One issue is that the notion of a “mature” draft is ill-defined. There should probably be a status called Ready which means that the Editors have approved it so far as meeting editorial standards, and the author believes it is ready for consideration by the core developers.
- Authors will likely not move a proposal forward absent consensus by the Fellowship, but (again) the Fellowship has no power here, it is the author’s proposal and the author’s choice.
- Alternatively, the Editors can choose not to move a proposal to Ready status absent Fellowship consensus. Though again, anyone is free to submit proposals to the core devs independently.
I’ve written up an EIP draft proposing a revision to the EIP process here.
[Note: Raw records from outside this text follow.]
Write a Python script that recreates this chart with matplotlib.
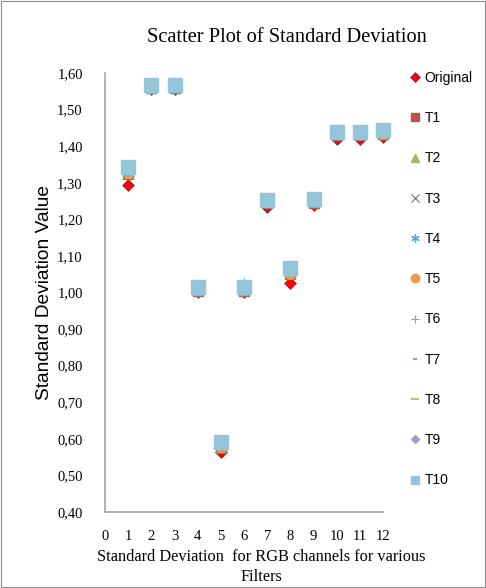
import matplotlib.pyplot as plt
from matplotlib.lines import Line2D
from matplotlib.ticker import FuncFormatter

x = list(range(1, 13))
original = [1.295, 1.555, 1.555, 1.000, 0.565, 1.000, 1.235, 1.025, 1.240, 1.420, 1.420, 1.425]
t1 = [1.325, 1.560, 1.560, 1.005, 0.575, 1.005, 1.245, 1.050, 1.245, 1.430, 1.430, 1.432]
t2 = [1.328, 1.560, 1.562, 1.006, 0.578, 1.006, 1.247, 1.052, 1.248, 1.432, 1.432, 1.434]
t3 = [1.328, 1.561, 1.562, 1.006, 0.578, 1.006, 1.247, 1.053, 1.248, 1.432, 1.432, 1.434]
t4 = [1.330, 1.562, 1.563, 1.007, 0.580, 1.007, 1.248, 1.055, 1.249, 1.433, 1.433, 1.435]
t5 = [1.326, 1.572, 1.563, 1.006, 0.577, 1.006, 1.247, 1.051, 1.248, 1.432, 1.432, 1.434]
t6 = [1.331, 1.563, 1.572, 1.008, 0.581, 1.022, 1.249, 1.057, 1.250, 1.434, 1.434, 1.436]
t7 = [1.332, 1.563, 1.564, 1.008, 0.582, 1.008, 1.250, 1.058, 1.250, 1.435, 1.435, 1.437]
t8 = [1.333, 1.563, 1.564, 1.008, 0.582, 1.008, 1.250, 1.058, 1.251, 1.435, 1.435, 1.437]
t9 = [1.334, 1.564, 1.565, 1.009, 0.583, 1.009, 1.251, 1.059, 1.251, 1.436, 1.436, 1.438]
t10 = [1.343, 1.566, 1.567, 1.015, 0.590, 1.015, 1.253, 1.067, 1.255, 1.440, 1.440, 1.443]

# (name, values, style, legend marker size)
series = [
    ("Original", original, dict(marker="D", color="#FF0000", mec="#1F3A93", mew=0.4, ms=6), 5),
    ("T1", t1, dict(marker="s", color="#C0504D", mec="#C0504D", ms=7), 6),
    ("T2", t2, dict(marker="^", color="#9BBB59", mec="#9BBB59", ms=7), 6),
    ("T3", t3, dict(marker="x", color="#8064A2", mew=0.8, ms=7), 6),
    ("T4", t4, dict(marker=(6, 2, 0), color="#4BACC6", mew=0.9, ms=7), 6),
    ("T5", t5, dict(marker="o", color="#F79646", mec="#F79646", ms=7), 6),
    ("T6", t6, dict(marker="+", color="#7F9ED8", mew=0.8, ms=8), 6),
    ("T7", t7, dict(marker="_", color="#D0706D", mew=1.2, ms=4), 3),
    ("T8", t8, dict(marker="_", color="#9BBB59", mew=1.2, ms=8), 6),
    ("T9", t9, dict(marker="D", color="#A89BC6", mec="#A89BC6", ms=5), 4.5),
    ("T10", t10, dict(marker="s", color="#93C4D8", mec="#93C4D8", ms=9.5), 6),
]

fig = plt.figure(figsize=(4.86, 5.88), dpi=100)
fig.patches.append(plt.Rectangle((0.002, 0.002), 0.996, 0.996, transform=fig.transFigure,
                                 fill=False, edgecolor="#8C8C8C", lw=0.8))
ax = fig.add_axes([105 / 486, 1 - 512 / 588, (383 - 105) / 486, (512 - 73) / 588])

handles = []
for name, vals, st, lms in series:
    ax.plot(x, vals, linestyle="none", label=name, clip_on=False, zorder=3, **st)
    hst = dict(st)
    hst["ms"] = lms
    handles.append(Line2D([], [], linestyle="none", label=name, **hst))

ax.set_xlim(0, 12)
ax.set_ylim(0.40, 1.60)
ax.set_xticks(range(0, 13))
ax.set_yticks([0.4 + 0.1 * i for i in range(13)])
ax.yaxis.set_major_formatter(FuncFormatter(lambda v, p: f"{v:.2f}".replace(".", ",")))
ax.tick_params(length=0, labelsize=10.5)
ax.tick_params(axis="x", pad=13)
ax.tick_params(axis="y", pad=16)
for lbl in ax.get_xticklabels() + ax.get_yticklabels():
    lbl.set_fontfamily("Liberation Serif")
for s in ["top", "right"]:
    ax.spines[s].set_visible(False)
for s in ["left", "bottom"]:
    ax.spines[s].set_color("#A6A6A6")
    ax.spines[s].set_linewidth(1.2)

fig.text(287 / 486, 1 - 37 / 588, "Scatter Plot of Standard Deviation", ha="center", va="center",
         fontsize=14.7, family="Liberation Serif")
fig.text(45 / 486, 1 - 292 / 588, "Standard Deviation Value", rotation=90, ha="center", va="center",
         fontsize=13.8, family="Liberation Sans")
fig.text(261 / 486, 1 - 567 / 588, "Standard Deviation  for RGB channels for various\nFilters",
         ha="center", va="center", fontsize=11.8, family="Liberation Serif", linespacing=1.3)

leg = fig.legend(handles=handles, loc="upper left", bbox_to_anchor=(403 / 486, 1 - 64 / 588),
                 frameon=False, labelspacing=1.89, handlelength=0.7, handletextpad=0.35,
                 borderpad=0, prop={"family": "Liberation Sans", "size": 10})

fig.savefig("out.png", dpi=100)
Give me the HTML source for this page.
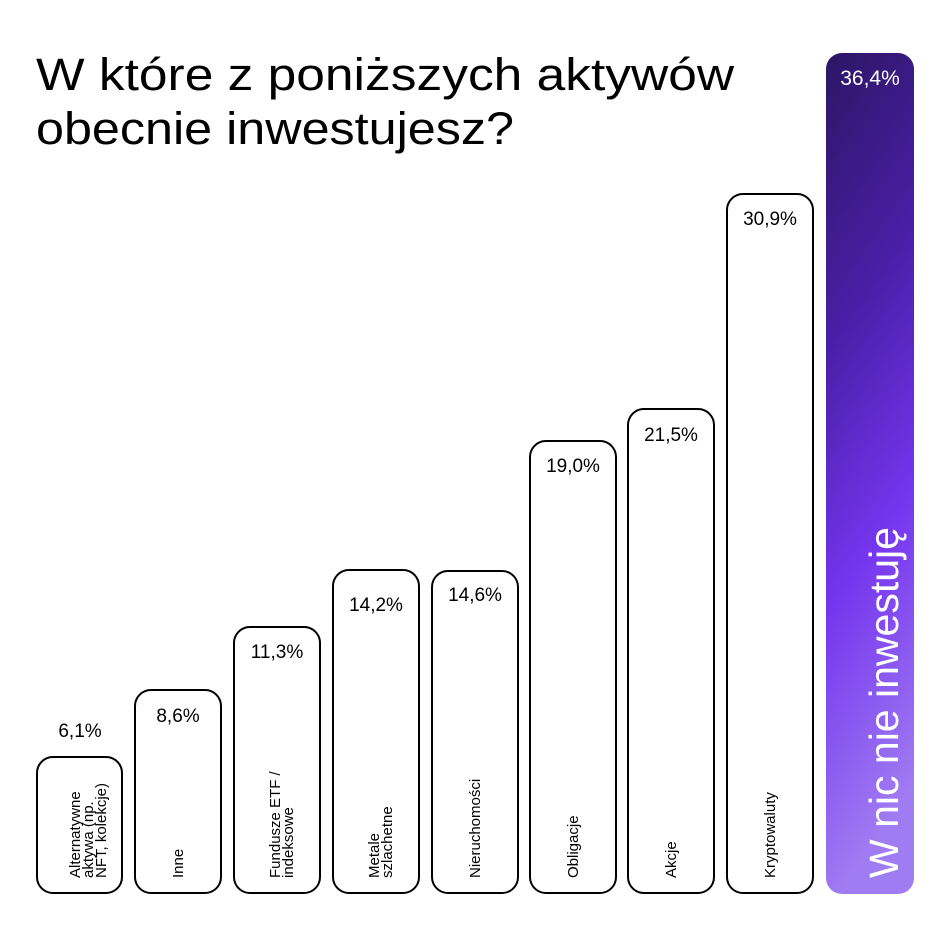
<!DOCTYPE html>
<html><head><meta charset="utf-8"><style>
html,body{margin:0;padding:0;background:#fff}
svg{display:block}
text{font-family:"Liberation Sans",sans-serif}
</style></head><body>
<svg width="948" height="948" viewBox="0 0 948 948" xmlns="http://www.w3.org/2000/svg">
<defs>
<linearGradient id="g" x1="0" y1="0" x2="0.15" y2="1">
<stop offset="0" stop-color="#2c1664"/>
<stop offset="0.35" stop-color="#4a1fa8"/>
<stop offset="0.65" stop-color="#7535ee"/>
<stop offset="1" stop-color="#a07cf2"/>
</linearGradient>
</defs>
<rect width="948" height="948" fill="#fff"/>
<text x="36" y="90" font-size="45" fill="#000" textLength="698" lengthAdjust="spacingAndGlyphs">W które z poniższych aktywów</text>
<text x="36" y="144" font-size="45" fill="#000" textLength="478" lengthAdjust="spacingAndGlyphs">obecnie inwestujesz?</text>
<g fill="#fff" stroke="#000" stroke-width="2">
<rect x="37" y="757" width="85" height="136" rx="16"/>
<rect x="135" y="690" width="86" height="203" rx="16"/>
<rect x="234" y="627" width="86" height="266" rx="16"/>
<rect x="333" y="570" width="86" height="323" rx="16"/>
<rect x="432" y="571" width="86" height="322" rx="16"/>
<rect x="530" y="441" width="86" height="452" rx="16"/>
<rect x="628" y="409" width="86" height="484" rx="16"/>
<rect x="727" y="194" width="86" height="699" rx="16"/>
</g>
<rect x="826" y="53" width="88" height="841" rx="16" fill="url(#g)"/>
<g font-size="19" text-anchor="middle" fill="#000">
<text x="80" y="737">6,1%</text>
<text x="178" y="722">8,6%</text>
<text x="277" y="658">11,3%</text>
<text x="376" y="611">14,2%</text>
<text x="475" y="601">14,6%</text>
<text x="573" y="472">19,0%</text>
<text x="671" y="441">21,5%</text>
<text x="770" y="225">30,9%</text>
<text x="870" y="85" fill="#fff" font-size="21">36,4%</text>
</g>
<g font-size="15" fill="#000">
<text transform="translate(80,878) rotate(-90)">Alternatywne</text>
<text transform="translate(93,878) rotate(-90)">aktywa (np.</text>
<text transform="translate(106,878) rotate(-90)">NFT, kolekcje)</text>
<text transform="translate(183,878) rotate(-90)">Inne</text>
<text transform="translate(280,878) rotate(-90)">Fundusze ETF /</text>
<text transform="translate(293,878) rotate(-90)">indeksowe</text>
<text transform="translate(379,878) rotate(-90)">Metale</text>
<text transform="translate(392,878) rotate(-90)">szlachetne</text>
<text transform="translate(480,878) rotate(-90)">Nieruchomości</text>
<text transform="translate(578,878) rotate(-90)">Obligacje</text>
<text transform="translate(676,878) rotate(-90)">Akcje</text>
<text transform="translate(775,878) rotate(-90)">Kryptowaluty</text>
</g>
<text transform="translate(898,878) rotate(-90)" font-size="41" fill="#fff">W nic nie inwestuję</text>
</svg>
</body></html>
Feedback appreciated.
Useful “flow chart for how changes are currently made to the Ethereum platform”, tweeted by Dan Finlay:
Has there been any suggestion about an EIP status called ‘Withdrawn’?
There’s been discussion about ‘closing’ EIPs if they never enter Final Call or if the do enter Final Call but get rejected, but there doesn’t seem to be a way to remove an EIP from active consideration.
The reason this matters to me is, if one thinks about new entrants to the space, whose best way to learn about what’s going on in a deeply technical way is to read every comment on every EIP, it would be helpful if they could easily identify EIPs that have little or no chance of ever becoming part of the spec (to the extent that there is a spec).
If there was a status called ‘Withdrawn’ the author could, much like moving an EIP to ‘Final Call’ simply move the EIP to ‘Withdrawn.’ The Core Devs then have a bit of an easier path. If they simply ignore the EIP, or speak about it briefly and don’t suggest that the author moves it forward, then hopefully, the author will get the idea that it’s best to move the EIP to withdrawn.
The header of withdrawn EIPs could be colored pink or something to make them obvious.